Signed-off-by: Sage Weil <sage@redhat.com>
src/pybind/mgr/cephadm/module.py

index c5d74910d1d3bad8d9c0ad9f571108ed5bf3be59..43e69fd9b0c3bcdae5f66c5af25c7c4959fa1b13 100644 (file)
@@ -419,7 +419,14 @@ class CephadmOrchestrator(MgrModule, orchestrator.OrchestratorClientMixin):
             return None
 
         target_name = self.upgrade_state.get('target_name')
-        target_id = self.upgrade_state.get('target_id')
+        target_id = self.upgrade_state.get('target_id', None)
+        if not target_id:
+            # need to learn the container hash
+            self.log.info('Upgrade: First pull of %s' % target_name)
+            target_id, target_version = self._get_container_image_id(target_name)
+            self.upgrade_state['target_id'] = target_id
+            self.upgrade_state['target_version'] = target_version
+            self._save_upgrade_state()
         target_version = self.upgrade_state.get('target_version')
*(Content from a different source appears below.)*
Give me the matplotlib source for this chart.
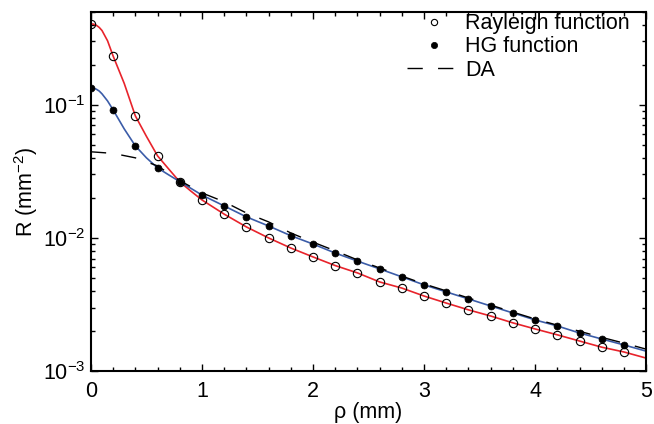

         self.log.info('Upgrade: Target is %s with id %s' % (target_name,
                                                             target_id))
@@ -455,6 +462,29 @@ class CephadmOrchestrator(MgrModule, orchestrator.OrchestratorClientMixin):
                     need_upgrade_self = True
                     continue
 
+                # make sure host has latest container image
+                out, err, code = self._run_cephadm(
+                    d.nodename, None, 'inspect-image', [],
+                    image=target_name, no_fsid=True)
+                self.log.debug('out %s code %s' % (out, code))
+                if code or json.loads(''.join(out)).get('image_id') != target_id:
+                    self.log.info('Upgrade: Pulling %s on %s' % (target_name,
+                                                                 d.nodename))
+                    out, err, code = self._run_cephadm(
+                        d.nodename, None, 'pull', [],
+                        image=target_name, no_fsid=True)
+                    if code:
+                        self.log.warning('Upgrade: failed to pull %s on %s' % (
+                            target_name, d.nodename))
+                        # FIXME
+                        continue
+                    r = json.loads(''.join(out))
+                    if r.get('image_id') != target_id:
+                        self.log.info('Upgrade: image %s pull on %s got new image %s (not %s), restarting' % (target_name, d.nodename, r['image_id'], target_id))
+                        self.upgrade_state['image_id'] = r['image_id']
+                        self._save_upgrade_state()
+                        return None
+
                 if not self._wait_for_ok_to_stop(d):
                     return None
                 self.log.info('Upgrade: Redeploying %s.%s' %
@@ -1844,16 +1874,13 @@ class CephadmOrchestrator(MgrModule, orchestrator.OrchestratorClientMixin):
                                       self.upgrade_state.get('target_name'))
             return trivial_result('Upgrade to %s in progress' %
                                   self.upgrade_state.get('target_name'))
-        target_id, target_version = self._get_container_image_id(target_name)
         self.upgrade_state = {
             'target_name': target_name,
-            'target_id': target_id,
-            'target_version': target_version,
         }
         self._save_upgrade_state()
         self._clear_health_checks()
         self.event.set()
-        return trivial_result('Initiating upgrade to %s %s' % (image, target_id))
+        return trivial_result('Initiating upgrade to %s' % (image))
 
     def upgrade_pause(self):
         if not self.upgrade_state: